To assist the province with safeguarding, the Jesuits in Britain has established an independent Safeguarding Committee, whose remit is:
a) to advise the Provincial Superior on all aspects of Jesuit life and work in the province which relate to the safeguarding of all those with whom they work, including providing appropriate training;
b) to manage, on behalf of the Provincial Superior, any cases of malpractice in these areas which may arise;
c) to do whatever can be done on behalf of the Provincial Superior to help and support victims, especially any who have been abused by anyone who is a member of, or who works in a project under the jurisdiction of, the Jesuits in Britain;
d) and, in cases which come under the jurisdiction of other safeguarding committee or disciplinary systems, to liaise closely with them and work together in securing safety for the public and help and support for victims.

12. Province Safeguarding officer

12.1 The province Safeguarding Officer is responsible to the Safeguarding Committee, advises the Provincial Superior and province trustees, and is responsible for promoting safeguarding within the Jesuits in Britain in accordance with this policy.
12.2 The responsibilities of the province Safeguarding Officer are:
a) to lead in the implementation and management of safeguarding policy and practice in the prevention of child abuse and adults at risk of abuse;
b) to inform, advise and collaborate with the Safeguarding Committee and the Jesuit Provincial Superior on appropriate practice in managing safeguarding policy and practice;
c) to support the work of the Safeguarding Committee;
d) to collate risk information in order to draw up safety management plans and where necessary to seek independent risk assessments;
e) to work closely with the Jesuits in the development and delivery of introductory training and refresher training for all Jesuits, volunteers and others who work in Jesuit managed projects;
f) to keep up-to-date with safeguarding best practice in both national practice and in the Catholic Church, and to work cooperatively with CSSA (England and Wales) and the Scottish Catholic Safeguarding Service;
g) to maintain appropriate links with statutory agencies including the local safeguarding children board, adult social care services, the police, and multi-agency public protection arrangements (MAPPA) agencies;
h) to maintain up-to-date records of all enquiries, concerns, allegations, decisions and outcomes with respect to safeguarding in the British Jesuit Province and to establish and maintain an appropriate secure, confidential data management and retrieval system.

13. Insurance

The Jesuits in Britain are committed to maintaining appropriate levels of insurance such that the needs and compensation of victims of abuse may be adequately met by the province through its insurances and from its own resources.

14. Record keeping

The Jesuits in Britain keeps personnel records on each member of the province, including records relating to any safeguarding allegations or concerns. These personnel files will be kept for 100 years after the death of the individual to whom they relate and  a summary record of any safeguarding case file will be retained indefinitely.

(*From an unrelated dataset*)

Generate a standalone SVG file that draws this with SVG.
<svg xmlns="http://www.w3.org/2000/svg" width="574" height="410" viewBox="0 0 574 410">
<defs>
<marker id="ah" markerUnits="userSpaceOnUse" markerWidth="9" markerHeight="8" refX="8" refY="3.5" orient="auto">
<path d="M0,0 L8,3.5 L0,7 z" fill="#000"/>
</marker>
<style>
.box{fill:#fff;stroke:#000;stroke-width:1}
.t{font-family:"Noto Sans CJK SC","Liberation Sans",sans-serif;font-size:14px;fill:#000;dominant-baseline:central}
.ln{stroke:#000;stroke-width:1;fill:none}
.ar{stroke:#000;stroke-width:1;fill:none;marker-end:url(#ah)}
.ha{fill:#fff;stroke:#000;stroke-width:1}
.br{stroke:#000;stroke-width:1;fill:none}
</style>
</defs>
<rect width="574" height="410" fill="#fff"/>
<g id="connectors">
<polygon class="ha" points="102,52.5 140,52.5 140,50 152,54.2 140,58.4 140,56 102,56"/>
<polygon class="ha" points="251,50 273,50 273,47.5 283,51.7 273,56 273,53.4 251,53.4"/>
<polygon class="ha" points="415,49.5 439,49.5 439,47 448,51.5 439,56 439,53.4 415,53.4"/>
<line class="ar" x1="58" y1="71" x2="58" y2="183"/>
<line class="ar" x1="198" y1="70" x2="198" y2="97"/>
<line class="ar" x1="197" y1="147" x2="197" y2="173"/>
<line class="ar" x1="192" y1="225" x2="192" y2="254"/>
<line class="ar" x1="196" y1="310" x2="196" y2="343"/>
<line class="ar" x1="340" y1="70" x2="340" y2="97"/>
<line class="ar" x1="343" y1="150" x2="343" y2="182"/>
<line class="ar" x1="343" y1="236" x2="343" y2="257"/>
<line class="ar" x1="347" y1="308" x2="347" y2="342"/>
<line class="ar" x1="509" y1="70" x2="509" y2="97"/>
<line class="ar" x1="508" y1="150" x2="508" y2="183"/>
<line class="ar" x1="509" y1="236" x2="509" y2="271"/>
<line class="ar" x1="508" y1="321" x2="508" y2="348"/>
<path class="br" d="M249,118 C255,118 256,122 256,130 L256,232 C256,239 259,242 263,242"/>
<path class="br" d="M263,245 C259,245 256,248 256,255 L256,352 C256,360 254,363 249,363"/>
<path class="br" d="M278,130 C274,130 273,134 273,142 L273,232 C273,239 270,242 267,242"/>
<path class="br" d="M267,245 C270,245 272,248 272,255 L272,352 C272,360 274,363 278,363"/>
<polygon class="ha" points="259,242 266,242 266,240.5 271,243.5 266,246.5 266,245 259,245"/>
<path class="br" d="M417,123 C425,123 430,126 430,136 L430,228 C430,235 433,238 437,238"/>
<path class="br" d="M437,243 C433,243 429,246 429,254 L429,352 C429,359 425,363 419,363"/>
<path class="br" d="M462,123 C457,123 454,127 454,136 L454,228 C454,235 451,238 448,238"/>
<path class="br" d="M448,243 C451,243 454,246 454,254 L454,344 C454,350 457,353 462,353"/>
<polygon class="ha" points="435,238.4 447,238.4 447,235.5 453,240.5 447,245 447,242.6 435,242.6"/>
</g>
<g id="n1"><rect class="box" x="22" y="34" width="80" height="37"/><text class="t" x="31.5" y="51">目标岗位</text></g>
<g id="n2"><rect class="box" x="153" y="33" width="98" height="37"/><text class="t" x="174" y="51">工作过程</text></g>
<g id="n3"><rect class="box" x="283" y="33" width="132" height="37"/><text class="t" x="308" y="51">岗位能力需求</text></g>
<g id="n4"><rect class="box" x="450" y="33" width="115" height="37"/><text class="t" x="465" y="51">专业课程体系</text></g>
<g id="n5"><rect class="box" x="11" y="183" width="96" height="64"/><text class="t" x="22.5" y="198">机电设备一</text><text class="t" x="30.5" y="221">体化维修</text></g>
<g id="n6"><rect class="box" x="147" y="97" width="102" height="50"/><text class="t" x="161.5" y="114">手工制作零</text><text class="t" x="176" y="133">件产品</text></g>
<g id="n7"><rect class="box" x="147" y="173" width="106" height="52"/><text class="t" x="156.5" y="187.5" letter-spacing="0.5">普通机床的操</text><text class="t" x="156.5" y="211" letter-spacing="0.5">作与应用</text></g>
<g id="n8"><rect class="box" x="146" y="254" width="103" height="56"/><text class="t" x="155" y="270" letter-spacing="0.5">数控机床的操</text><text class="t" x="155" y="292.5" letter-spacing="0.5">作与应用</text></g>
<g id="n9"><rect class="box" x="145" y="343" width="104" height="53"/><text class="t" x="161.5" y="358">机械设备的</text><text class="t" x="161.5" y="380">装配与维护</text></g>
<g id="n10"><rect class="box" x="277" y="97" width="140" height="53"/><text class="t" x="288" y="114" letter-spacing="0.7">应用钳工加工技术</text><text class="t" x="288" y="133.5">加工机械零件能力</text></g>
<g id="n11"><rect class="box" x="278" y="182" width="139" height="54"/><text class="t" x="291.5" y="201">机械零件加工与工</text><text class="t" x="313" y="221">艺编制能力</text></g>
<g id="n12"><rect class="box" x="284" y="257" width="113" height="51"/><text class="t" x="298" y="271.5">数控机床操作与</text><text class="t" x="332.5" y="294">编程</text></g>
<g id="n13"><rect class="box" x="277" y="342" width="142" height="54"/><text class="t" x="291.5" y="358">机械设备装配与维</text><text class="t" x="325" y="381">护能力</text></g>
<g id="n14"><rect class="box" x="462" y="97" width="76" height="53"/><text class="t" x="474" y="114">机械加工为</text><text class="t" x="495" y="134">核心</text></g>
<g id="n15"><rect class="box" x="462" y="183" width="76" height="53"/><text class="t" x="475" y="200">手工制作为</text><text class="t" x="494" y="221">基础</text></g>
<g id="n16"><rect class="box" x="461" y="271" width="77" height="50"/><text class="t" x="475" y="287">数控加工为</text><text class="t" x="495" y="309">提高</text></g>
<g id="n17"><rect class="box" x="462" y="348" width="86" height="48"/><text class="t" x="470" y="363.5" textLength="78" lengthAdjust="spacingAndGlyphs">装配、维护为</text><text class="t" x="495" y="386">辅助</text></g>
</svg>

[1] The Society of Jesus is an international Religious Order of the Roman Catholic Church founded in 1540.  It is divided in 82 more or less territorial Provinces or Regions of which the British Province is one.  The British Province operates in England and Wales, Scotland, and in Guyana.  The British Province is incorporated in English civil law as the Trust for Roman Catholic Purposes 1929.
[2] By ‘adults at risk’ is understood any person over 18 years of age ‘who is or may be in need of community care services by reason of mental or other disability, age or illness; and who is or may be unable to take care of him or herself, or unable to protect him or herself against significant harm or exploitation.’  Department of Health and Home Office (2000) No secrets: Guidance on developing and implementing multi-agency policies and procedures to protect vulnerable adults from abuse
[3] The National Catholic Safeguarding Commission (NCSC) and the Catholic Safeguarding Standards Authority (CSSA) have been established by the Catholic Bishops’ Conference of England and Wales to handle safeguarding policy and procedure.  The CSSA Procedures Manual contains the national procedures to be followed by those who respond to allegations of abuse or concerns about safeguarding within the Catholic Church and its institutions in England and Wales.
[4] The Scottish Catholic Safeguarding Service (SCSS) has been established as an agency of the Catholic Bishops’ Conference of Scotland.
[5] The Regional Superior is the Jesuit appointed to govern the Jesuits, houses and works of the region.
[6] By ‘works’ is meant the different institutions and ministries in which Jesuit work, usually with others, such as parishes, schools, colleges, retreat houses, etc.  Each work will have a named Director of Work.
[7] By ‘houses’ is meant the residences where Jesuits live in community.  Each house will have a named local Superior.
[8] The Provincial Superior (the Provincial) is the Jesuit appointed to govern the Jesuits, houses and works of the province.
[9] The Director of Work is the person, Jesuit or lay, who has been appointed to lead and direct a work of the Jesuits in Britain such as a parish, school, college, retreat house, etc.
[10] Cura personalis is the traditional latin phrase used to describe the individual care that Superiors have for those under their authority.
[11] By ‘Jesuit’ is understood any member of the Society of Jesus, including novices (but not candidates who should be treated as volunteers) and those in formation, as well as priests and brothers; including both members of the British Province and Jesuits assigned to, working in, or visiting the UK.
[12] In Scotland, all safeguarding concerns are to be reported to the diocesan safeguarding officer and to the police.
[13] Statutory agencies include the local authority designated officer (LADO), the police, and the local safeguarding children board (LSCB).